Proses Pemakaman
Proses pemakaman di Trunyan dimulai dengan upacara adat yang dilakukan oleh keluarga dan kerabat jenazah. Setelah itu, jenazah dibawa ke lokasi pemakaman menggunakan perahu melintasi Danau Batur. Lokasi pemakaman yang disebut Sema Wayah terletak di area terpencil yang hanya bisa diakses melalui jalur air. Setelah tiba di lokasi, jenazah diletakkan di bawah pohon Taru Menyan dalam kurungan bambu.
Makna dan Filosofi
Tradisi pemakaman di Trunyan mencerminkan filosofi kehidupan dan kematian yang dianut oleh masyarakat Bali Aga. Mereka percaya bahwa kematian adalah bagian dari siklus kehidupan yang harus diterima dengan ikhlas. Dengan meletakkan jenazah di alam terbuka, masyarakat Trunyan menunjukkan penghormatan mereka terhadap alam dan siklus kehidupan. Pohon Taru Menyan yang diyakini mampu menghilangkan bau busuk juga melambangkan keseimbangan antara manusia dan alam.

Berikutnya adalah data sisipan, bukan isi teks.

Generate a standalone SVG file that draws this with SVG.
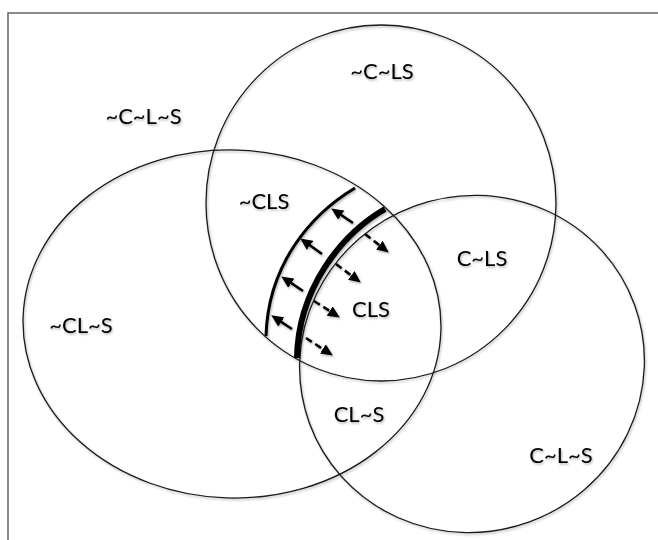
<svg xmlns="http://www.w3.org/2000/svg" width="658" height="540" viewBox="0 0 658 540">
  <style>
    .set { fill: none; stroke: #1a1a1a; stroke-width: 1.3; }
    .label { font-family: Lato, "Open Sans", "Liberation Sans", sans-serif; font-size: 22px; fill: #000; text-anchor: middle; }
    .edge { fill: none; stroke: #000; }
    .push { stroke: #000; stroke-width: 2.6; fill: none; }
    .pull { stroke: #000; stroke-width: 2.6; fill: none; stroke-dasharray: 7 4; }
  </style>
  <defs>
    <filter id="soft" x="-10%" y="-10%" width="120%" height="120%">
      <feDropShadow dx="1" dy="1.5" stdDeviation="1" flood-color="#000" flood-opacity="0.3"/>
    </filter>
    <marker id="head" viewBox="0 0 12 11" markerWidth="12" markerHeight="11" refX="7" refY="5.5" orient="auto" markerUnits="userSpaceOnUse">
      <path d="M0,0 L12,5.5 L0,11 z" fill="#000"/>
    </marker>
  </defs>

  <rect width="658" height="540" fill="#fff"/>
  <!-- outer frame: the universe of discourse -->
  <rect x="8" y="13" width="680" height="560" fill="none" stroke="#666" stroke-width="1.5"/>

  <g filter="url(#soft)">
    <g id="set-C">
      <ellipse class="set" cx="381" cy="203" rx="175" ry="178"/>
    </g>
    <g id="set-L">
      <ellipse class="set" cx="232" cy="324" rx="209" ry="174" transform="rotate(2 232 324)"/>
    </g>
    <g id="set-S">
      <ellipse class="set" cx="472" cy="364" rx="173" ry="168" transform="rotate(-20 472 364)"/>
    </g>

    <g id="boundaries">
      <path class="edge" stroke-width="3" d="M355,188 C310,215 268,265 266,336"/>
      <path class="edge" stroke-width="6" d="M385,209 C340,235 298,290 297,358"/>
    </g>

    <g id="connectors">
      <path class="push" marker-end="url(#head)" d="M353,223 L335.4,211.2"/>
      <path class="push" marker-end="url(#head)" d="M322,254 L304.3,241.3"/>
      <path class="push" marker-end="url(#head)" d="M303,291 L285.4,279.2"/>
      <path class="push" marker-end="url(#head)" d="M292,329 L275.4,318.1"/>
      <path class="pull" marker-end="url(#head)" d="M365,234 L384.8,249.5"/>
      <path class="pull" marker-end="url(#head)" d="M336,264 L356.8,279.6"/>
      <path class="pull" marker-end="url(#head)" d="M314,301 L335.6,314.8"/>
      <path class="pull" marker-end="url(#head)" d="M306,338 L328.7,352.8"/>
    </g>

    <g id="labels">
      <text class="label" x="143.5" y="124">~C~L~S</text>
      <text class="label" x="382" y="79">~C~LS</text>
      <text class="label" x="264" y="209">~CLS</text>
      <text class="label" x="482" y="266">C~LS</text>
      <text class="label" x="371" y="317">CLS</text>
      <text class="label" x="359" y="422">CL~S</text>
      <text class="label" x="561" y="463">C~L~S</text>
      <text class="label" x="81" y="333">~CL~S</text>
    </g>
  </g>
</svg>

Perbedaan dengan Tradisi Kremasi di Bali
Tradisi pemakaman di Trunyan sangat berbeda dengan tradisi kremasi yang umum dilakukan di Bali. Di Bali, kremasi atau Ngaben adalah upacara besar yang melibatkan banyak ritual dan biaya yang cukup besar. Upacara kremasi dianggap penting untuk membantu roh orang yang meninggal mencapai alam baka dan mendapatkan reinkarnasi yang baik. Sementara itu, di Trunyan, proses pemakaman lebih sederhana dan dilakukan dengan cara yang sangat berbeda. Hal ini menunjukkan keragaman budaya dan tradisi yang ada di Bali.
Daya Tarik Wisata
Keunikan tradisi pemakaman di Trunyan telah menarik perhatian banyak wisatawan, baik domestik maupun mancanegara. Banyak wisatawan yang datang untuk melihat langsung proses pemakaman ini dan mengunjungi pohon Taru Menyan yang legendaris. Desa Trunyan telah menjadi salah satu destinasi wisata budaya yang menarik di Bali. Namun, penting bagi wisatawan untuk menghormati adat dan tradisi setempat saat mengunjungi desa ini.